## Goal:
Reproduce every line in the listing that contains the word "this".
>>>
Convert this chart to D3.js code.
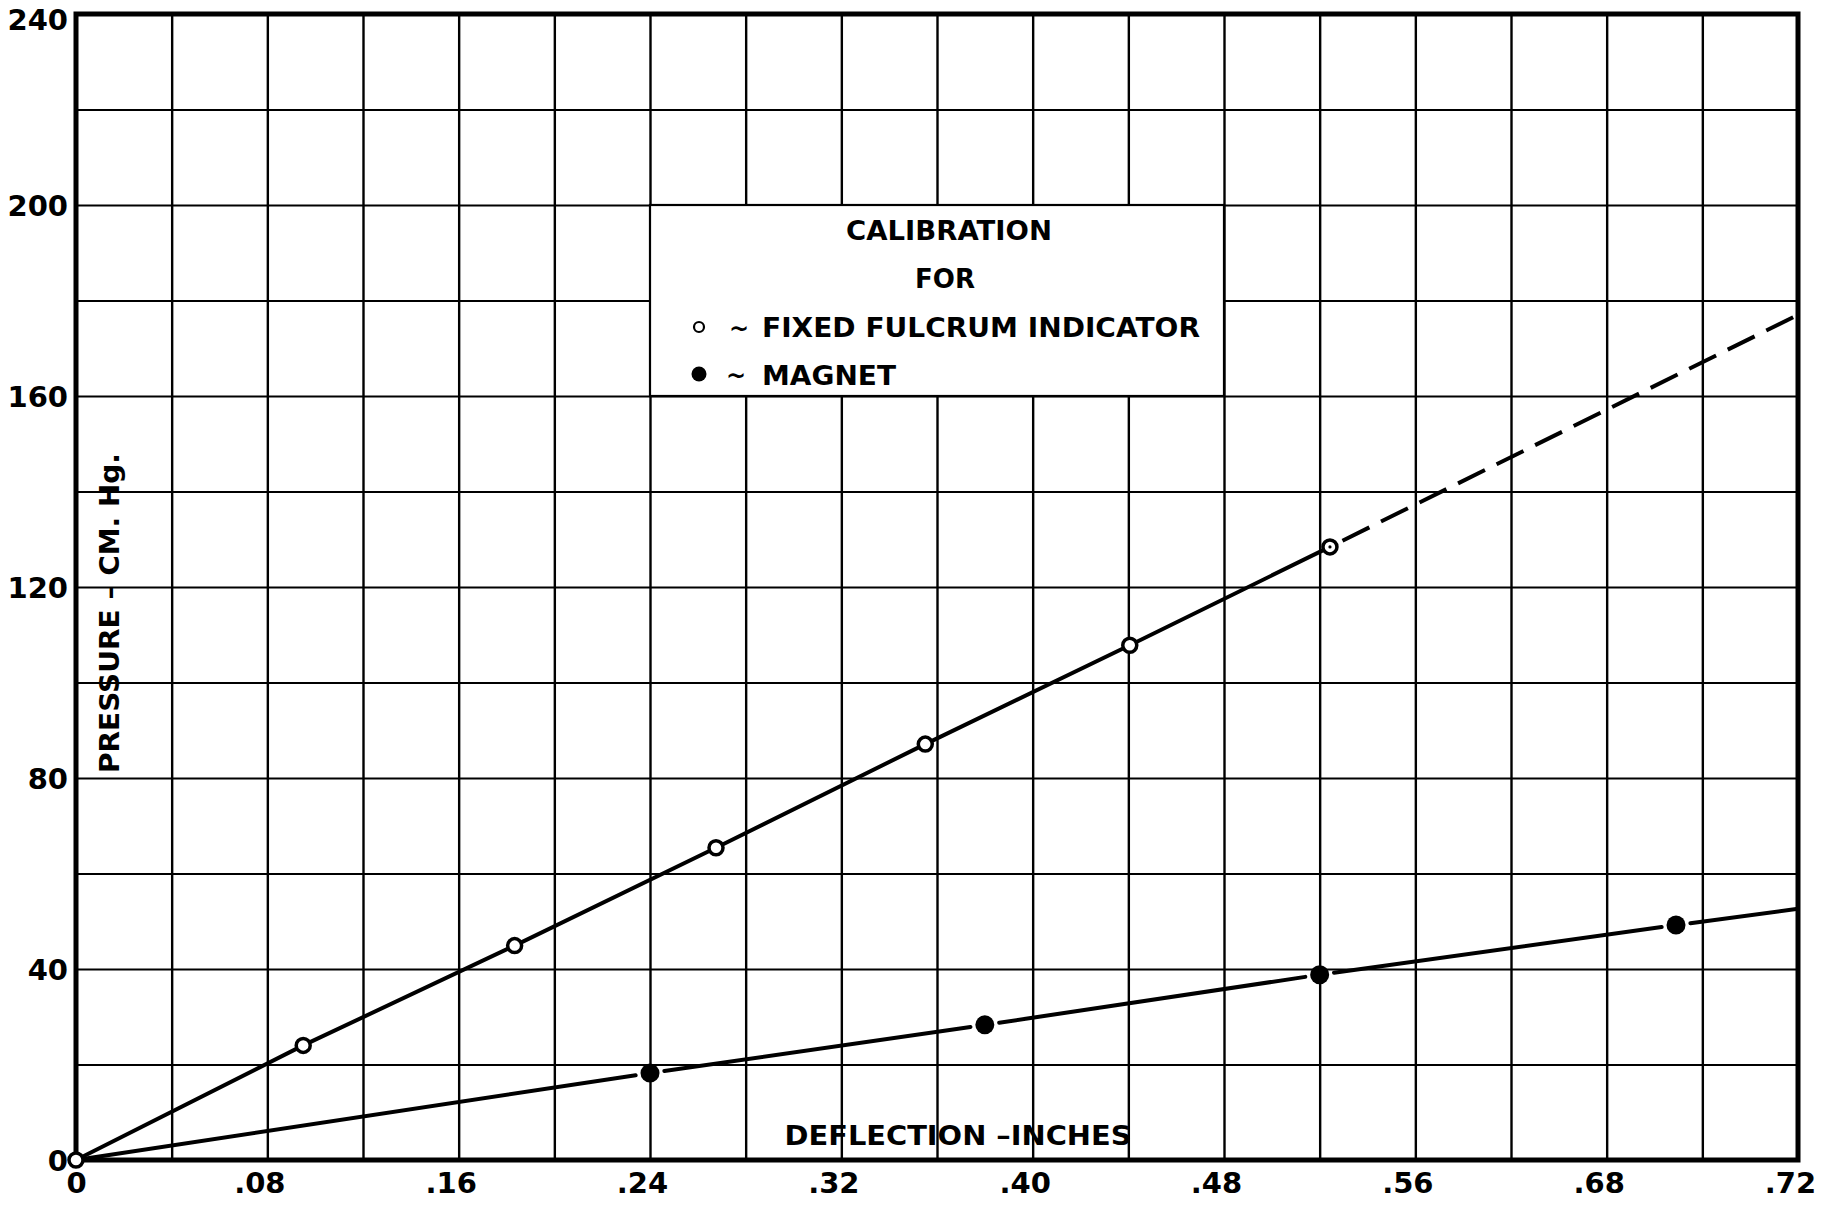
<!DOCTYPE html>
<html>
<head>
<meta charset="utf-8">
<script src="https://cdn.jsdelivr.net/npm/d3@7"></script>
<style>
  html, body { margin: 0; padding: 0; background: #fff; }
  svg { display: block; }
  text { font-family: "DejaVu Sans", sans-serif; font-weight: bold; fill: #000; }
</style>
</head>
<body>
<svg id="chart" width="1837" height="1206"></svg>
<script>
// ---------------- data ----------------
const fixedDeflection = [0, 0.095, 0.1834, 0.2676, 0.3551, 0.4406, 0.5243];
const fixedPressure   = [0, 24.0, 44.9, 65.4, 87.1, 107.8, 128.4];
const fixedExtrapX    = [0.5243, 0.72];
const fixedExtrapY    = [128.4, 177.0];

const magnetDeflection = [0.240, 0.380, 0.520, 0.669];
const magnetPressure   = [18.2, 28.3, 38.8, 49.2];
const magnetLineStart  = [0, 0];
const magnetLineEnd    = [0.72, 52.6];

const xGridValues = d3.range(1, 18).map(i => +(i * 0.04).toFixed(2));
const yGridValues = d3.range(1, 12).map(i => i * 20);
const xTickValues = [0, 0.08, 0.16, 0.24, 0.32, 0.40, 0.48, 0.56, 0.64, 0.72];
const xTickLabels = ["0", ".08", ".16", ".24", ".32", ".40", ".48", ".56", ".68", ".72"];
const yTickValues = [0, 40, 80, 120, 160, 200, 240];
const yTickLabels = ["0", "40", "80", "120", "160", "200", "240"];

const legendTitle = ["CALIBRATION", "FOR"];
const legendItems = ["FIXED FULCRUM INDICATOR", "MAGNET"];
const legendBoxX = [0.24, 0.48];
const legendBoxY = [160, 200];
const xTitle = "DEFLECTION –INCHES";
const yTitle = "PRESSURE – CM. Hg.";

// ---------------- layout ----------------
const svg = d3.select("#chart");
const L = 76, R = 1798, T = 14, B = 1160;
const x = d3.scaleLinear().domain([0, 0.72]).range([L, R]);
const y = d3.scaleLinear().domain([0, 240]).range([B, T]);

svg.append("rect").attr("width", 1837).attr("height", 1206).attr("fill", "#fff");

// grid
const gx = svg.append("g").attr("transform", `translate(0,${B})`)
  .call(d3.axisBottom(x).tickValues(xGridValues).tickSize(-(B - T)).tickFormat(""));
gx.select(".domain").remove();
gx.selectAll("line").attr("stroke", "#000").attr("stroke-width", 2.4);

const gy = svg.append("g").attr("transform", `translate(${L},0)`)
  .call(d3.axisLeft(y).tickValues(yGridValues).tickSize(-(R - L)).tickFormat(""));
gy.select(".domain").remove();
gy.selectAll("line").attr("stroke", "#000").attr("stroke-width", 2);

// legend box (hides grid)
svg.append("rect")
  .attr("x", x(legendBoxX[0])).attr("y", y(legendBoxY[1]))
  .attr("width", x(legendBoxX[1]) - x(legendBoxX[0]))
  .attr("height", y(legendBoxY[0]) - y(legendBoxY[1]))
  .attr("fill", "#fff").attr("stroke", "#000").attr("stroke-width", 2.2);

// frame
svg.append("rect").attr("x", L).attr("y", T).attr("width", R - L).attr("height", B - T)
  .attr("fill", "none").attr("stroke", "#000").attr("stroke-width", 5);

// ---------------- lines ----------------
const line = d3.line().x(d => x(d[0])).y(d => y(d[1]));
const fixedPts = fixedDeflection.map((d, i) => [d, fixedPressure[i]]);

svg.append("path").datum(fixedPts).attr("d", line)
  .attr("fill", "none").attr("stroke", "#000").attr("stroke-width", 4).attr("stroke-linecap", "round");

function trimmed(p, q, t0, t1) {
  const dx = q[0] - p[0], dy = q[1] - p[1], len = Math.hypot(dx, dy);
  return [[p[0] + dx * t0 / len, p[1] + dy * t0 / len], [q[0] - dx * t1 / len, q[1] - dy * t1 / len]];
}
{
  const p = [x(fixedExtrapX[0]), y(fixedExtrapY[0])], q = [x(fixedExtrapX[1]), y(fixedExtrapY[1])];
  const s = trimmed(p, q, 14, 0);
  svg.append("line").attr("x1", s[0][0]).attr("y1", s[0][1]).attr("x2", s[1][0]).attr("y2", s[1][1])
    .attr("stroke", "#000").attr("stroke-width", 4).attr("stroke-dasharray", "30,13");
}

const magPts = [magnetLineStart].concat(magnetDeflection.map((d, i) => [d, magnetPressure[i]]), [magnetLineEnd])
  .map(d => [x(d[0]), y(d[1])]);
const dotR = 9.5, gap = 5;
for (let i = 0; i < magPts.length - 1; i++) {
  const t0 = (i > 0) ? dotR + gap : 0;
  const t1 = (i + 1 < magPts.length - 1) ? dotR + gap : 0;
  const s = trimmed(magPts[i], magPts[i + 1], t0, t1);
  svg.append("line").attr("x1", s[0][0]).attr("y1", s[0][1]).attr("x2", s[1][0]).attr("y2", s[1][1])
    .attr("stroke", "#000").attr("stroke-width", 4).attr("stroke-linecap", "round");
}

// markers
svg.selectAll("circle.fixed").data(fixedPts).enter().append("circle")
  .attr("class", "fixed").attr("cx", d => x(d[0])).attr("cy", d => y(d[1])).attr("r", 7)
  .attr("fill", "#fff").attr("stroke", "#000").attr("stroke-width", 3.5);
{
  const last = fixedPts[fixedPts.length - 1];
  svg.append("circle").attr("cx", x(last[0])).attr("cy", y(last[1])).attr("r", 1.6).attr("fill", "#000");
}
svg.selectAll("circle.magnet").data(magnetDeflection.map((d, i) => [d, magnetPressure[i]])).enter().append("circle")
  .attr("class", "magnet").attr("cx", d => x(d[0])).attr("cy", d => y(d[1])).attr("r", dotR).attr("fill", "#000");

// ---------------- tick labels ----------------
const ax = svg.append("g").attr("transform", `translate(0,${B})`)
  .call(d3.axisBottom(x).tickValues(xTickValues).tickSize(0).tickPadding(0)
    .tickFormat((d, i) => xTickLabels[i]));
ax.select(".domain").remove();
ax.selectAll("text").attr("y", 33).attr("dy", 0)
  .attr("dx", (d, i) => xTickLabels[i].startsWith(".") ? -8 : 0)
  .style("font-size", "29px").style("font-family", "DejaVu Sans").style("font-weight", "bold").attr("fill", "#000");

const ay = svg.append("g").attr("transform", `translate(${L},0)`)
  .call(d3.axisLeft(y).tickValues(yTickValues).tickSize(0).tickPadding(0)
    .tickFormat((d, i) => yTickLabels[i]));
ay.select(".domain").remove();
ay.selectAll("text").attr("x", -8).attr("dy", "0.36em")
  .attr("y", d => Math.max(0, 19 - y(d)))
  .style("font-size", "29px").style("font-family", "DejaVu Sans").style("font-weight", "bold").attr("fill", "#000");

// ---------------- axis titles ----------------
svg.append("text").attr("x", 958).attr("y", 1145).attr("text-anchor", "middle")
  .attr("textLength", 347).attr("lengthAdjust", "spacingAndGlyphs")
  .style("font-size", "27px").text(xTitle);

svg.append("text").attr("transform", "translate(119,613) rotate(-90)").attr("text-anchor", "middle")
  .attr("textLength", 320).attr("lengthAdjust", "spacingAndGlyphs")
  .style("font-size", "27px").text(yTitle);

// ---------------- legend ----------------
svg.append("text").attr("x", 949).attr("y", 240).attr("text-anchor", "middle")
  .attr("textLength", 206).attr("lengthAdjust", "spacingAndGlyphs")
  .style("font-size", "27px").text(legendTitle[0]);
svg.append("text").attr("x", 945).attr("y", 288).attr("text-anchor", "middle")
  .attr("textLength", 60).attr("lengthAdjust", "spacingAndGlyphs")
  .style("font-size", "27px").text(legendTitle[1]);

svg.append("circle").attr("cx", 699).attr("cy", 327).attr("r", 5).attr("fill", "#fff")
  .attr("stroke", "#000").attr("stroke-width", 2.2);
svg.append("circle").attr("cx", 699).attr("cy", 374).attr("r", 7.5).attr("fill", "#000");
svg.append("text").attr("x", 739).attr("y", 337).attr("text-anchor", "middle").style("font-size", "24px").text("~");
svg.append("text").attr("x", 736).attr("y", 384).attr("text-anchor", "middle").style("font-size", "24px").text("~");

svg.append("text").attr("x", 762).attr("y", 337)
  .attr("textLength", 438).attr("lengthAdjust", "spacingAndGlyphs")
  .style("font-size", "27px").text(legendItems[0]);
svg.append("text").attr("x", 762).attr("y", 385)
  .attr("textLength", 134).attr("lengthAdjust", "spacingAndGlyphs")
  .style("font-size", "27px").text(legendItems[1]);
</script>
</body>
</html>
<<<
>>>
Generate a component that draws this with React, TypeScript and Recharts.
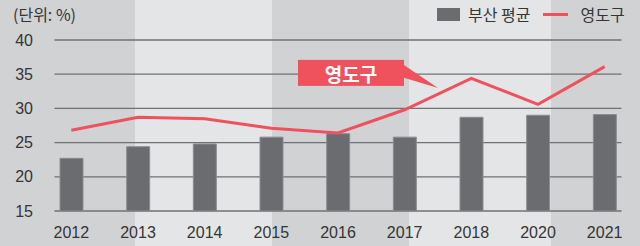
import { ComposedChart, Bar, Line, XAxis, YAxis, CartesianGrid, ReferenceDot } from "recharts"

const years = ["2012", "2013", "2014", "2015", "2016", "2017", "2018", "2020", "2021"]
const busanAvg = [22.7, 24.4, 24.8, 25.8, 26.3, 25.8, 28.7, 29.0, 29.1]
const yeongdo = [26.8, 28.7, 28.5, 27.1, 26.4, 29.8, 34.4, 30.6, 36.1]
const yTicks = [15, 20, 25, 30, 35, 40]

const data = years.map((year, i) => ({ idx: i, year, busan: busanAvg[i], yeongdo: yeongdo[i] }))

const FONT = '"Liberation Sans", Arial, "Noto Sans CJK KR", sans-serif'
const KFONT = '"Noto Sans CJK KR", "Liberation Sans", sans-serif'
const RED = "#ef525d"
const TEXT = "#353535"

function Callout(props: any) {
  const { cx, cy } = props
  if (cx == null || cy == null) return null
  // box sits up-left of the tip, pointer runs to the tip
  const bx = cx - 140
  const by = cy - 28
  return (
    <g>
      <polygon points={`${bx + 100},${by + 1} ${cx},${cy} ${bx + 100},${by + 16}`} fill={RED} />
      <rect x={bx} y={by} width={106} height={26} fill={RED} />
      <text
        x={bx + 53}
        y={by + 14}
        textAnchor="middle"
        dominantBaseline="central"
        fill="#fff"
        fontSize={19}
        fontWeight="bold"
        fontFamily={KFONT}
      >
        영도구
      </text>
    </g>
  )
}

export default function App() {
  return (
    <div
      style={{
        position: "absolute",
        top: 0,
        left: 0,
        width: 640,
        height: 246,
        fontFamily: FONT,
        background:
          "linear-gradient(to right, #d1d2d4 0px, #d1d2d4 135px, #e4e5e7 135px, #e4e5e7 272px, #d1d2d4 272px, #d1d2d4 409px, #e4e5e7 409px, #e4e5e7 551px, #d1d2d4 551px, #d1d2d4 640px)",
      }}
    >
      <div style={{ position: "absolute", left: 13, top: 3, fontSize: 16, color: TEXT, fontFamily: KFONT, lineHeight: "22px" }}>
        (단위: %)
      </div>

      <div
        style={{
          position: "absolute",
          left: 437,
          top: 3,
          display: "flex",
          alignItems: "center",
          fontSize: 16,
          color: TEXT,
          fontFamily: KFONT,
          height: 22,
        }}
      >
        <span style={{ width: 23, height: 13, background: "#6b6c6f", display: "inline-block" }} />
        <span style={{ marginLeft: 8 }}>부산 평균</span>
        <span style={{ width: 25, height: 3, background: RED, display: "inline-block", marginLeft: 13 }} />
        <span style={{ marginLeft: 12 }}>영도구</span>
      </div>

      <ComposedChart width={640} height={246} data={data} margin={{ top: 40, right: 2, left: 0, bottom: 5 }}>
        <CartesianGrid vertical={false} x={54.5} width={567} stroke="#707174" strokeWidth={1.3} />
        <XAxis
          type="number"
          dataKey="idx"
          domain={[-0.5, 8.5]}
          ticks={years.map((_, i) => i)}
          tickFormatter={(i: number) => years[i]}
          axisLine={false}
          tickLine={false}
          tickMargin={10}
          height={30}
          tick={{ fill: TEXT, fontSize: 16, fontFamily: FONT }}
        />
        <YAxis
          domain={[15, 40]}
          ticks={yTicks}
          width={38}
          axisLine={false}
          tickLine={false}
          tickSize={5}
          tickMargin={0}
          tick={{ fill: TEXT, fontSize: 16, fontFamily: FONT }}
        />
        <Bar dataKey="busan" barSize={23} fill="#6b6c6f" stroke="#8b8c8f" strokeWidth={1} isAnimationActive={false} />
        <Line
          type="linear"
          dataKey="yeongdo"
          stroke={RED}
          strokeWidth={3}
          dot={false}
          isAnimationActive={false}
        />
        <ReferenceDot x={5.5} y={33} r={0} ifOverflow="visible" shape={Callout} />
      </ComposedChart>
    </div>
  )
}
<<<
## Problem solution:
Convert this chart to D3.js code.
Generate a component that draws this with React, TypeScript and Recharts.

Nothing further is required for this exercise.